▸ Data block
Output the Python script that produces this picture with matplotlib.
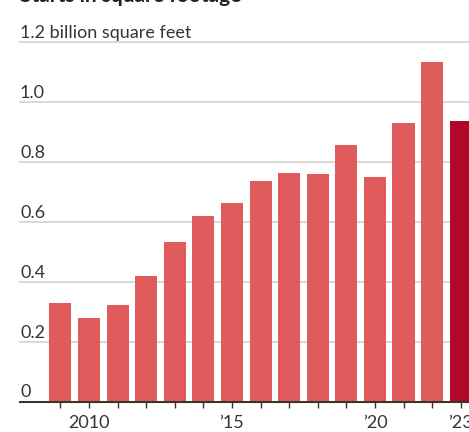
import matplotlib
matplotlib.use("Agg")
import matplotlib.pyplot as plt

years = [2009, 2010, 2011, 2012, 2013, 2014, 2015, 2016, 2017, 2018, 2019, 2020, 2021, 2022, 2023]
values = [0.331, 0.279, 0.324, 0.421, 0.534, 0.621, 0.662, 0.738, 0.762, 0.759, 0.858, 0.749, 0.931, 1.132, 0.937]
xtick_years = [2010, 2015, 2020, 2023]
xtick_labels = ["2010", "\u201915", "\u201920", "\u201923"]
ytick_vals = [0, 0.2, 0.4, 0.6, 0.8, 1.0, 1.2]
ytick_labels = ["0", "0.2", "0.4", "0.6", "0.8", "1.0", "1.2 billion square feet"]
title = "Starts in square footage"

plt.rcParams["font.family"] = ["Lato", "DejaVu Sans"]

TEXT = "#3a332e"
BAR = "#e05c5c"
LAST = "#b0082a"
GRID = "#d4d4d4"

W, H = 469, 432
fig = plt.figure(figsize=(W / 100, H / 100), dpi=100)
ax = fig.add_axes([20 / W, 30 / H, 1 - 20 / W, 360 / H])

colors = [BAR] * (len(years) - 1) + [LAST]
ax.bar(years, values, width=0.77, color=colors, zorder=3)

ax.set_xlim(2007.59, 2023.29)
ax.set_ylim(0, 1.2)

for v, lab in zip(ytick_vals, ytick_labels):
    if v > 0:
        ax.axhline(v, color=GRID, lw=1.3, zorder=1, clip_on=False)
    ax.text(0, v + (0.018 if v == 0 else 0.015), lab, transform=ax.get_yaxis_transform(),
            ha="left", va="baseline", fontsize=13, color=TEXT)

ax.set_yticks([])
ax.set_xticks(years, minor=True)
ax.set_xticks(xtick_years)
ax.set_xticklabels(xtick_labels, fontsize=13, color=TEXT)
ax.tick_params(axis="x", which="both", length=4, width=1, color=TEXT, pad=5.5, direction="out")
for s in ["top", "right", "left"]:
    ax.spines[s].set_visible(False)
ax.spines["bottom"].set_color(TEXT)
ax.spines["bottom"].set_linewidth(1.5)
ax.spines["bottom"].set_zorder(4)

fig.text(20 / W, 1 - 1.5 / H, title, ha="left", va="baseline", fontsize=15,
         fontweight="bold", color="#222222")

fig.savefig("out.png", dpi=100)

▸ Requirements
From the opening line of the listing above through the line bearing "import matplotlib.pyplot as plt", repeat each line exactly. Drop every picture.

▸ Written solution
Output the Python script that produces this picture with matplotlib.
import matplotlib
matplotlib.use("Agg")
import matplotlib.pyplot as plt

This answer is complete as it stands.